– Тебя только это сейчас заботит? А то, что этот мудак сказал тебе не затягивать с абортом…
– Не смей так говорить о Нике! Ты ни черта о нем толком не знаешь! С чего ты вообще решил, что я беременная? А-р-р-р… – рычала Катя, с каждой секундой выходя из себя все больше. Еще немного, и она бы просто взорвалась от клокочущих внутри эмоций.
– Что значит, с чего я решил? – сощурился Тихон, настороженно уставившись на дочь. – Мы ведь говорили с тобой… И тест этот!
– На овуляцию, папа! Я просто… А-р-р-р… В общем, у меня небольшая проблема… болячка. Ничего особенного… Вот и нужно было сделать! Как тебе только в голову пришло, что я… – Катя и краснела, и бледнела – все же нелегко было девушке обсуждать с отцом такие интимные подробности.
Тихон сглотнул. Перевел растерянный взгляд на пол, идеальную чистоту которого нарушали два грязных следа, оставленных Катькиными ботинками. Растер затылок.
– Так ты не беременная? А к врачу ты собралась…
– Папа, мне просто нужно обследоваться, чтобы назначить лечение. Всё…
Тихон качнулся с пятки на носок. Великолепно. Он просто чертов придурок! Интересно, что о нем теперь подумает Ольга? А впрочем, какая разница? Главное, что его малышка не беременная! Счастье-то какое!
– Катюш…
Губы дочки дрожали. Злость покинула тело девушки, а её место заняли обида и стыд.

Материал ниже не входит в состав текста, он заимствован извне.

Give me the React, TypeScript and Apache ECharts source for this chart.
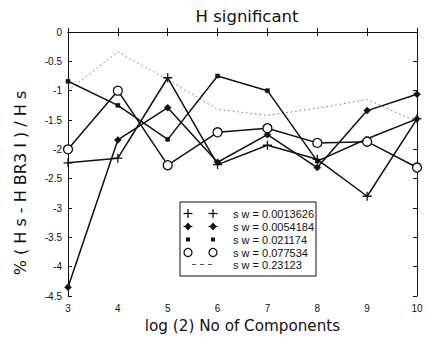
import React, { useEffect, useRef } from "react";
import * as echarts from "echarts";

const components = [3, 4, 5, 6, 7, 8, 9, 10];
const sw0013626 = [-2.23, -2.15, -0.78, -2.26, -1.93, -2.17, -2.8, -1.48];
const sw0054184 = [-4.35, -1.84, -1.29, -2.22, -1.75, -2.31, -1.34, -1.06];
const sw021174 = [-0.84, -1.25, -1.83, -0.75, -1.0, -2.2, -1.82, -1.48];
const sw077534 = [-2.0, -1.0, -2.27, -1.71, -1.64, -1.89, -1.87, -2.31];
const sw23123 = [-1.0, -0.34, -0.81, -1.32, -1.42, -1.3, -1.15, -1.53];
const legendLabels = [
  "s w = 0.0013626",
  "s w = 0.0054184",
  "s w = 0.021174",
  "s w = 0.077534",
  "s w = 0.23123",
];
const titleText = "H significant";
const xName = "log (2) No of Components";
const yName = "% ( H s - H BR3 I ) / H s";

const FONT = "Liberation Sans, Arial, sans-serif";
const WIDE = "DejaVu Sans, sans-serif";
const INK = "#111";

const pair = (ys: number[]) => components.map((x, i) => [x, ys[i]]);

export default function App() {
  const ref = useRef<HTMLDivElement>(null);
  useEffect(() => {
    if (!ref.current) return;
    const chart = echarts.init(ref.current, undefined, { renderer: "svg" });
    const grid = { left: 68, right: 10, top: 32, bottom: 39 };
    const lineStyle = { color: INK, width: 1.5 };
    const axisCommon = {
      axisLine: { show: true, lineStyle: { color: INK, width: 1 } },
      axisTick: { show: true, inside: true, length: 4, lineStyle: { color: INK } },
      splitLine: { show: false },
    };

    const lx = 180, ly = 202, lw = 136, lh = 74;
    const rowY = [213.5, 226.5, 239.5, 252.5, 264.5];
    const m1 = 188, m2 = 213;
    const legendEls: any[] = [
      { type: "rect", shape: { x: lx, y: ly, width: lw, height: lh }, style: { fill: "#fff", stroke: INK, lineWidth: 1 }, z: 100 },
    ];
    const plus = (cx: number, cy: number) => [
      { type: "line", shape: { x1: cx - 4.5, y1: cy, x2: cx + 4.5, y2: cy }, style: { stroke: INK, lineWidth: 1.3 }, z: 101 },
      { type: "line", shape: { x1: cx, y1: cy - 4.5, x2: cx, y2: cy + 4.5 }, style: { stroke: INK, lineWidth: 1.3 }, z: 101 },
    ];
    const diamond = (cx: number, cy: number) => [
      { type: "polygon", shape: { points: [[cx, cy - 4], [cx + 3.5, cy], [cx, cy + 4], [cx - 3.5, cy]] }, style: { fill: INK }, z: 101 },
      { type: "line", shape: { x1: cx - 4.5, y1: cy, x2: cx + 4.5, y2: cy }, style: { stroke: INK, lineWidth: 1.2 }, z: 101 },
    ];
    const smallx = (cx: number, cy: number) => [
      { type: "rect", shape: { x: cx - 2, y: cy - 2, width: 4, height: 4 }, style: { fill: INK }, z: 101 },
    ];
    const circ = (cx: number, cy: number) => [
      { type: "circle", shape: { cx, cy, r: 4 }, style: { fill: "#fff", stroke: INK, lineWidth: 1.3 }, z: 101 },
    ];
    [plus, diamond, smallx, circ].forEach((fn, i) => {
      legendEls.push(...fn(m1, rowY[i]), ...fn(m2, rowY[i]));
    });
    legendEls.push({
      type: "line",
      shape: { x1: m1 + 4, y1: rowY[4], x2: m2, y2: rowY[4] },
      style: { stroke: "#555", lineWidth: 1, lineDash: [4, 4] },
      z: 101,
    });
    legendLabels.forEach((t, i) => {
      legendEls.push({
        type: "text",
        x: 233,
        y: rowY[i],
        style: { text: t, fill: INK, font: `11px ${FONT}`, align: "left", verticalAlign: "middle" },
        z: 101,
      });
    });
    legendEls.push({
      type: "text",
      x: 20,
      y: 183,
      rotation: Math.PI / 2,
      style: { text: yName, fill: INK, font: `16px ${WIDE}`, align: "center", verticalAlign: "middle" },
      z: 101,
    });
    legendEls.push({
      type: "text",
      x: 247,
      y: 16,
      style: { text: titleText, fill: INK, font: `16.5px ${WIDE}`, align: "center", verticalAlign: "middle" },
      z: 101,
    });

    chart.setOption({
      animation: false,
      backgroundColor: "#fff",
      grid,
      xAxis: [
        {
          type: "value",
          min: 3,
          max: 10,
          interval: 1,
          name: xName,
          nameLocation: "middle",
          nameGap: 22,
          nameTextStyle: { fontFamily: WIDE, fontSize: 15.2, color: INK },
          axisLabel: { fontFamily: FONT, fontSize: 10, color: INK, margin: 7 },
          ...axisCommon,
        },
        {
          type: "value",
          position: "top",
          min: 3,
          max: 10,
          interval: 1,
          axisLabel: { show: false },
          ...axisCommon,
        },
      ],
      yAxis: [
        {
          type: "value",
          min: -4.5,
          max: 0,
          interval: 0.5,
          axisLabel: { fontFamily: FONT, fontSize: 10, color: INK, margin: 6 },
          ...axisCommon,
        },
        {
          type: "value",
          position: "right",
          min: -4.5,
          max: 0,
          interval: 0.5,
          axisLabel: { show: false },
          ...axisCommon,
        },
      ],
      series: [
        {
          name: legendLabels[4],
          type: "line",
          data: pair(sw23123),
          symbol: "none",
          lineStyle: { color: "#777", width: 1, type: [1.5, 3] },
          z: 2,
        },
        {
          name: legendLabels[0],
          type: "line",
          data: pair(sw0013626),
          symbol: "path://M0,5L10,5M5,0L5,10",
          symbolSize: 9,
          showAllSymbol: true,
          lineStyle,
          itemStyle: { color: INK, borderColor: INK, borderWidth: 1.3 },
          z: 3,
        },
        {
          name: legendLabels[1],
          type: "line",
          data: pair(sw0054184),
          symbol: "diamond",
          symbolSize: 7,
          showAllSymbol: true,
          lineStyle,
          itemStyle: { color: INK, borderColor: INK, borderWidth: 0.5 },
          z: 3,
        },
        {
          name: legendLabels[2],
          type: "line",
          data: pair(sw021174),
          symbol: "rect",
          symbolSize: 4,
          showAllSymbol: true,
          lineStyle,
          itemStyle: { color: INK, borderColor: INK, borderWidth: 0.5 },
          z: 3,
        },
        {
          name: legendLabels[3],
          type: "line",
          data: pair(sw077534),
          symbol: "circle",
          symbolSize: 9,
          showAllSymbol: true,
          lineStyle,
          itemStyle: { color: "#fff", borderColor: INK, borderWidth: 1.3 },
          z: 4,
        },
      ],
      graphic: legendEls,
    });
    return () => chart.dispose();
  }, []);
  return (
    <div
      ref={ref}
      style={{ position: "fixed", left: 0, top: 0, width: 427, height: 338, background: "#fff" }}
    />
  );
}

– Как ты мог? Я… теперь не знаю, как в глаза им буду смотреть, и вообще… – Катя понурила плечи и опустила голову.
– Я же как лучше хотел…
– А получилось – как всегда! – снова заорала Катюха. Ну, ладно… Тут он её понимал, а потому не спешил ставить дочь на место. В конце концов, она в отца темпераментом пошла. Ему ли жаловаться?

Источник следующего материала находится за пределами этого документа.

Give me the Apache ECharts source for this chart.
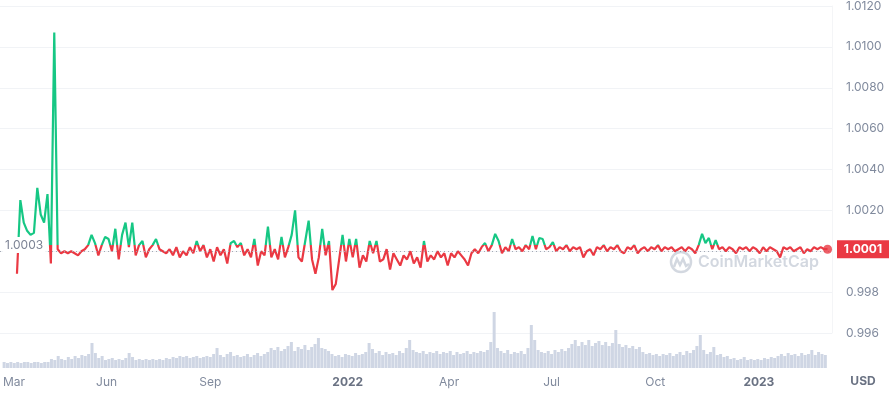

– Слушай, дочь, – осторожно окликнул дочку Тихон, – а ты вообще как узнала-то? Этот наябедничал?
– У этого есть имя! Его зовут Николай!
– Николай? А Ник – это кличка, как у собаки?
– Ну, знаешь ли! – Катя с психом оглянулась, схватила с вешалки плащ, и хотела было уже свалить, но в последний момент её задержал Гдальский.
– Ладно… Ладно, извини. Я больше не буду.
Звучало довольно по-детски. Бредово, признаться, звучало… Но еще бредовее было бы разругаться с дочерью из-за какого-то малолетнего ушлепка. А потому ему, наверное, стоило свыкнуться с мыслью, что отныне в жизни его маленькой девочки появился другой мужчина. Первый и, скорее всего, не последний. Но это жизнь. Любому отцу рано или поздно приходится отпускать свою дочь в открытое море. Как бы это ни было тяжело.
– Он хоть как? Нормальный? Семья у него благополучная, или…
– Я его семью, в отличие от тебя, еще не видела! – съязвила Катя.
– Кать…
– Нет, ты как хочешь, но извиниться надо!
– Мне? Перед ним?!
– Перед ней!
– Перед Ольгой?
– Папа, Ник говорит, что она в полном ауте!
Гдальский хмыкнул. Да уж… в каком она была состоянии, он знал и без всяких Ников. Воочию видел. И принимал самое непосредственное участие в устранении последствий, так сказать. А ведь хорошо, что все обошлось. Так-то барышня какой-то уж слишком впечатлительной оказалась. Могла и дуба врезать. Вот бы хохма была.
– Ладно-ладно. Я ей позвоню…
– Очень мужественный поступок, – поддела дочь.
Гдальский напрягся. Вздернул широкую бровь:
– А что ты прикажешь делать?
– С претензиями ты лично явился… – пробубнила Катя, наконец, разуваясь и проходя мимо отца в комнату. Гдальский почесал в затылке. И ведь это Катюха еще не знала, с чего у них вообще с Ольгой все началось… М-да. Права его дочь. Права… По-хорошему, он Ольге не только нормальные извинения задолжал, но и ужин. Понятно, что вряд ли она теперь захочет какого-то продолжения, но вот понять – поймет. Сама ведь мать. Хоть у нее и мальчишки. А еще Тихону стало жутко интересно узнать, с чего вообще она так отреагировала. Вот он – понятно. У него девочка. С пацанов всегда меньше спроса, хотя, судя по реакции Ольги, этого и не скажешь.